Work to do
Leave out the pictures and set down exactly the lines from the start of the listing through the one with "import * as", both included.

Code that draws figures:
_ _ _ _ _
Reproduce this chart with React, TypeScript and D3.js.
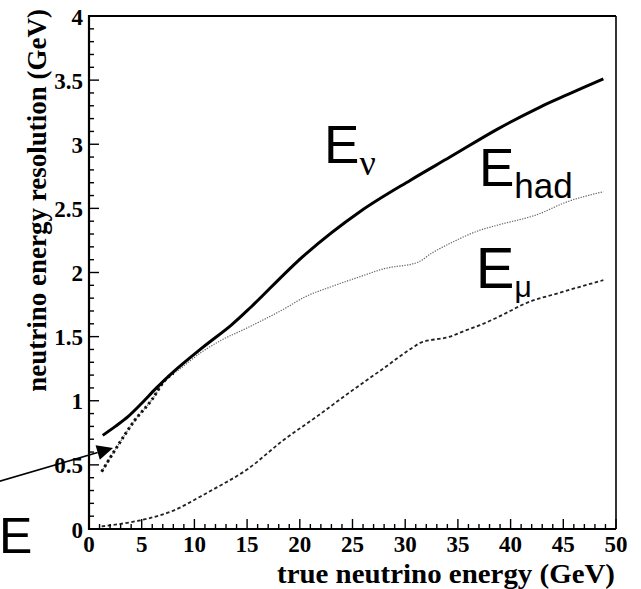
import React from "react";
import * as d3 from "d3";

// Resolution curves: [true neutrino energy (GeV), resolution (GeV)]
const neutrinoRes: [number, number][] = [
  [1.3, 0.73], [2.5, 0.8], [3.7, 0.876], [5, 0.98], [6.4, 1.1], [7.85, 1.214],
  [10.7, 1.41], [13.5, 1.59], [15.4, 1.733], [20.5, 2.14], [25.7, 2.474],
  [30.5, 2.72], [34.25, 2.9], [38.8, 3.12], [42.8, 3.29], [45.5, 3.39],
  [48.8, 3.51],
];

const hadronRes: [number, number][] = [
  [1.2, 0.447], [2.47, 0.616], [4.36, 0.85], [5.95, 1.006], [7.2, 1.16],
  [8.5, 1.24], [10.7, 1.38], [12.5, 1.47], [14.8, 1.56], [18.6, 1.72],
  [20.5, 1.81], [23, 1.89], [25.7, 1.967], [28, 2.03], [31.2, 2.08],
  [32.5, 2.15], [34.25, 2.227], [37.1, 2.33], [38.8, 2.37], [42.8, 2.46],
  [45, 2.54], [48.8, 2.63],
];

const muonRes: [number, number][] = [
  [1.2, 0.02], [3, 0.04], [5, 0.07], [8.2, 0.15], [10.5, 0.25], [11.6, 0.3],
  [15.1, 0.47], [18.4, 0.69], [21.6, 0.876], [24.8, 1.07], [27.9, 1.25],
  [30.8, 1.42], [31.4, 1.45], [34.25, 1.5], [35.8, 1.55], [37.1, 1.59],
  [40.2, 1.71], [40.9, 1.74], [45, 1.85], [48.8, 1.94],
];

// Low-energy segment highlighted by the arrow
const lowEnergyRes: [number, number][] = [
  [1.2, 0.447], [2.47, 0.616], [4.36, 0.85], [5.95, 1.006], [7.2, 1.16], [8.0, 1.214],
];

const xMajorTicks = [0, 5, 10, 15, 20, 25, 30, 35, 40, 45, 50];
const yMajorTicks = [0, 0.5, 1, 1.5, 2, 2.5, 3, 3.5, 4];
const yTickLabels = ["0", "0.5", "1", "1.5", "2", "2.5", "3", "3.5", "4"];

// Arrow annotation (data units): tail off the left edge, head at the curve start
const arrowTail: [number, number] = [-9, 0.36];
const arrowHead: [number, number] = [2.28, 0.632];

const W = 641;
const H = 589;

export default function App() {
  const x = d3.scaleLinear().domain([0, 50]).range([89, 616]);
  const y = d3.scaleLinear().domain([0, 4]).range([529, 16]);

  const line = d3
    .line<[number, number]>()
    .x((d) => x(d[0]))
    .y((d) => y(d[1]))
    .curve(d3.curveMonotoneX);

  const smooth = d3
    .line<[number, number]>()
    .x((d) => x(d[0]))
    .y((d) => y(d[1]))
    .curve(d3.curveCatmullRom.alpha(0.5));

  const xMinor = d3.range(0, 51, 1);
  const yMinor = d3.range(0, 40.5, 1).map((v) => v / 10);

  const serif = "'Liberation Serif', 'Times New Roman', serif";
  const sans = "'Liberation Sans', Arial, sans-serif";

  // arrowhead geometry
  const hx = x(arrowHead[0]);
  const hy = y(arrowHead[1]);
  const tx = x(arrowTail[0]);
  const ty = y(arrowTail[1]);
  const ang = Math.atan2(hy - ty, hx - tx);
  const aLen = 16;
  const aHalf = 7.5;
  const bx = hx - aLen * Math.cos(ang);
  const by = hy - aLen * Math.sin(ang);
  const px = -Math.sin(ang) * aHalf;
  const py = Math.cos(ang) * aHalf;

  return (
    <svg
      width={W}
      height={H}
      style={{ position: "absolute", left: 0, top: 0, background: "#fff" }}
    >
      <rect x={0} y={0} width={W} height={H} fill="#fff" />

      {/* curves */}
      <path d={line(muonRes) ?? ""} fill="none" stroke="#222" strokeWidth={1.8} strokeDasharray="3.5 2.5" />
      <path d={line(hadronRes) ?? ""} fill="none" stroke="#666" strokeWidth={1.2} strokeDasharray="1.3 1.3" />
      <path d={line(lowEnergyRes) ?? ""} fill="none" stroke="#111" strokeWidth={3} strokeDasharray="2.5 3" />
      <path d={smooth(neutrinoRes) ?? ""} fill="none" stroke="#000" strokeWidth={3} />

      {/* frame */}
      <line x1={x(0)} x2={x(50)} y1={y(4)} y2={y(4)} stroke="#000" strokeWidth={2} />
      <line x1={x(50)} x2={x(50)} y1={y(4)} y2={y(0)} stroke="#000" strokeWidth={1.6} />
      <line x1={x(0)} x2={x(0)} y1={y(4) - 1} y2={y(0) + 1} stroke="#000" strokeWidth={2.2} />
      <line x1={x(0) - 1} x2={x(50)} y1={y(0)} y2={y(0)} stroke="#000" strokeWidth={2.2} />

      {/* x ticks */}
      {xMinor.map((v) => (
        <line
          key={`xm${v}`}
          x1={x(v)}
          x2={x(v)}
          y1={y(0)}
          y2={y(0) - (v % 5 === 0 ? 10 : 5)}
          stroke="#000"
          strokeWidth={1.4}
        />
      ))}
      {xMajorTicks.map((v) => (
        <text
          key={`xl${v}`}
          x={x(v)}
          y={552}
          textAnchor="middle"
          fontFamily={serif}
          fontWeight="bold"
          fontSize={23}
        >
          {v}
        </text>
      ))}

      {/* y ticks */}
      {yMinor.map((v, i) => (
        <line
          key={`ym${i}`}
          x1={x(0)}
          x2={x(0) + (i % 5 === 0 ? 10 : 5)}
          y1={y(v)}
          y2={y(v)}
          stroke="#000"
          strokeWidth={1.4}
        />
      ))}
      {yMajorTicks.map((v, i) => (
        <text
          key={`yl${v}`}
          x={83}
          y={y(v) + 8.5}
          textAnchor="end"
          fontFamily={serif}
          fontWeight="bold"
          fontSize={23}
        >
          {yTickLabels[i]}
        </text>
      ))}

      {/* axis titles */}
      <text
        x={615}
        y={583}
        textAnchor="end"
        fontFamily={serif}
        fontWeight="bold"
        fontSize={27}
        textLength={338}
        lengthAdjust="spacingAndGlyphs"
      >
        true neutrino energy (GeV)
      </text>
      <text
        transform="translate(46,9) rotate(-90)"
        textAnchor="end"
        fontFamily={serif}
        fontWeight="bold"
        fontSize={27}
      >
        neutrino energy resolution (GeV)
      </text>

      {/* curve labels */}
      <text x={x(22.3)} y={y(2.854)} fontFamily={sans} fontSize={53}>
        E
        <tspan fontFamily={serif} fontSize={36} dy={12}>
          ν
        </tspan>
      </text>
      <text x={x(37.0)} y={y(2.674)} fontFamily={sans} fontSize={53}>
        E
        <tspan fontSize={35} dy={12}>
          had
        </tspan>
      </text>
      <text x={x(36.7)} y={y(1.879)} fontFamily={sans} fontSize={58}>
        E
        <tspan fontSize={30} dy={9}>
          μ
        </tspan>
      </text>

      {/* arrow annotation */}
      <line x1={tx} y1={ty} x2={bx} y2={by} stroke="#000" strokeWidth={1.6} />
      <polygon
        points={`${hx},${hy} ${bx + px},${by + py} ${bx - px},${by - py}`}
        fill="#000"
      />
      <text x={-1} y={553} fontFamily={sans} fontSize={50}>
        E
      </text>
    </svg>
  );
}
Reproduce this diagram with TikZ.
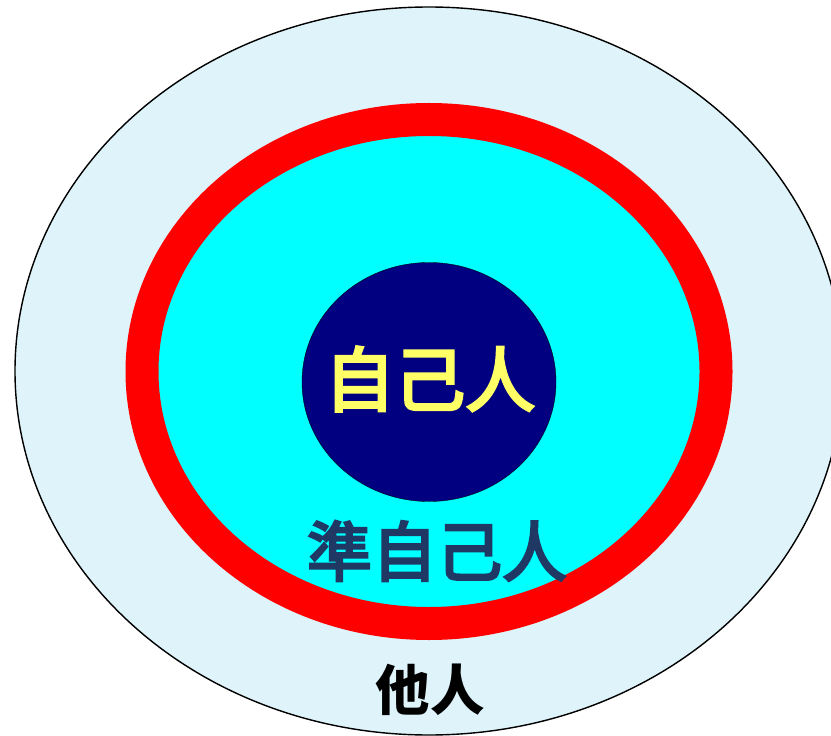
\documentclass[tikz,border=0pt]{standalone}
\usepackage{fontspec}
\usepackage{tikz}
\newfontfamily\cjk{Noto Sans CJK TC}
\newfontfamily\cjkmid[FakeBold=4]{Noto Sans CJK TC}

\begin{document}
\begin{tikzpicture}[x = 0.02cm, y = -0.02cm]
            \useasboundingbox (0,0) rectangle (831,736);
            \clip (0,0) rectangle (831,736);
            \definecolor{otherColor}{RGB}{222,244,250}
            \definecolor{ringColor}{RGB}{255,0,0}
            \definecolor{nearColor}{RGB}{0,255,255}
            \definecolor{selfColor}{RGB}{0,0,128}
            \definecolor{selfText}{RGB}{255,255,102}
            \definecolor{nearText}{RGB}{31,56,100}

            \draw [black, line width = 0.8pt, fill = otherColor] (429,371) ellipse [x radius = 414, y radius = 364];

            \draw [ringColor, line width = 33*0.02cm, fill = nearColor] (429,371.5) ellipse [x radius = 287, y radius = 252];

            \draw [black, very thin, fill = selfColor] (429,382) ellipse [x radius = 127, y radius = 119.5];

            \node [selfText, font = \cjkmid\fontsize{40}{40}\selectfont] (self) at (430,379) {自己人};
            \node [nearText, font = \cjkmid\fontsize{37}{37}\selectfont] (near) at (437,551) {準自己人};
            \node [black, font = \cjk\bfseries\fontsize{31}{31}\selectfont] (other) at (430,690) {他人};

        \end{tikzpicture}
\end{document}
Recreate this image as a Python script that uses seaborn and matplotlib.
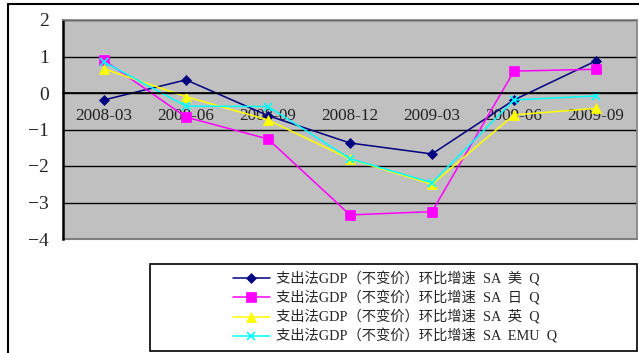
import numpy as np
import pandas as pd
import matplotlib.pyplot as plt
import seaborn as sns
from matplotlib.patches import Rectangle
from matplotlib.lines import Line2D

# ==========================================================
# DATA
# ==========================================================

quarters = ["2008-03", "2008-06", "2008-09", "2008-12", "2009-03", "2009-06", "2009-09"]

us = [-0.19, 0.36, -0.62, -1.37, -1.67, -0.19, 0.88]
jp = [0.90, -0.66, -1.26, -3.34, -3.25, 0.60, 0.65]
uk = [0.66, -0.10, -0.74, -1.81, -2.50, -0.60, -0.42]
emu = [0.85, -0.36, -0.37, -1.80, -2.46, -0.19, -0.08]

labels = [
    "支出法GDP（不变价）环比增速  SA  美  Q",
    "支出法GDP（不变价）环比增速  SA  日  Q",
    "支出法GDP（不变价）环比增速  SA  英  Q",
    "支出法GDP（不变价）环比增速  SA  EMU  Q",
]

yticks = [-4, -3, -2, -1, 0, 1, 2]

# ==========================================================
# STYLE
# ==========================================================

colors = ["#000080", "#FF00FF", "#FFFF00", "#00FFFF"]
markers = ["D", "s", "^", "x"]
msizes = [5.5, 7.5, 7.5, 6]

sns.set_style("white")
plt.rcParams["font.family"] = ["Liberation Serif", "Noto Sans CJK SC", "DejaVu Sans"]

fig = plt.figure(figsize=(6.39, 3.53), dpi=100)
ax = fig.add_axes([63 / 639, 1 - 239 / 353, 574 / 639, 219 / 353])
ax.set_facecolor("#C0C0C0")

x = np.arange(len(quarters))
for vals, lab, c, m, ms in zip([us, jp, uk, emu], labels, colors, markers, msizes):
    df = pd.DataFrame({"x": x, "y": vals})
    sns.lineplot(
        data=df, x="x", y="y", ax=ax, color=c, marker=m, markersize=ms,
        markeredgecolor=c, markeredgewidth=1.2 if m == "x" else 0.5,
        linewidth=1.1, label=lab, sort=False, legend=False,
    )

# ==========================================================
# AXES
# ==========================================================

ax.set_xlim(-0.5, len(quarters) - 0.5)
ax.set_ylim(-4, 2)
ax.set_yticks(yticks)
ax.set_xticks(x)
ax.set_xticklabels(quarters)
ax.set_xticks(np.arange(len(quarters) + 1) - 0.5, minor=True)
ax.tick_params(axis="x", which="major", length=0, pad=11,
               labelsize=12.3, labelcolor="#222222")
ax.tick_params(axis="x", which="minor", length=4, width=1.2, direction="in", color="black")
ax.tick_params(axis="y", length=4, width=1.2, direction="out", labelsize=14, pad=6)
ax.set_xlabel("")
ax.set_ylabel("")

ax.yaxis.grid(True, color="black", linewidth=1)
ax.set_axisbelow(True)

ax.spines["bottom"].set_position(("data", 0))
ax.spines["bottom"].set_color("black")
ax.spines["bottom"].set_linewidth(1.2)
ax.spines["left"].set_color("black")
ax.spines["left"].set_linewidth(1.8)
for s in ["top", "right"]:
    ax.spines[s].set_color("#808080")
    ax.spines[s].set_linewidth(1.2)
ax.axhline(-4, color="#808080", linewidth=1.5, clip_on=False, zorder=0.6)

# ==========================================================
# LEGEND + FRAMES
# ==========================================================

handles = [
    Line2D([], [], color=c, marker=m, markersize=ms * 0.9, markeredgecolor=c,
           markeredgewidth=1.2 if m == "x" else 0.5, linewidth=1.1)
    for c, m, ms in zip(colors, markers, msizes)
]
fig.legend(
    handles, labels, loc="center", bbox_to_anchor=(0.618, 0.129),
    frameon=False, fontsize=10.3, handlelength=2.6, labelspacing=0.28,
    handletextpad=0.4, borderpad=0,
)

fig.patches.append(Rectangle((150 / 639, 2 / 353), 487 / 639, 87 / 353,
                             transform=fig.transFigure, fill=False,
                             edgecolor="black", linewidth=1.2))
fig.lines.append(Line2D([8 / 639, 8 / 639], [0, 1 - 4 / 353],
                        transform=fig.transFigure, color="black", linewidth=1.5))
fig.lines.append(Line2D([8 / 639, 1], [1 - 4 / 353, 1 - 4 / 353],
                        transform=fig.transFigure, color="black", linewidth=1.5))

plt.savefig("out.png", dpi=100)
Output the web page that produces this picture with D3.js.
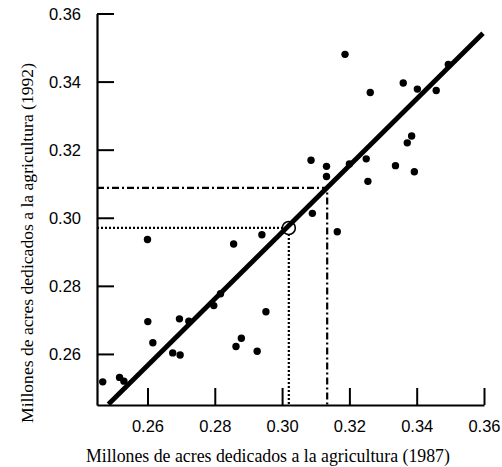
_ _ _ _ _
Exercise output
Reproduce this chart with React, TypeScript and D3.js.
import React from "react";
import * as d3 from "d3";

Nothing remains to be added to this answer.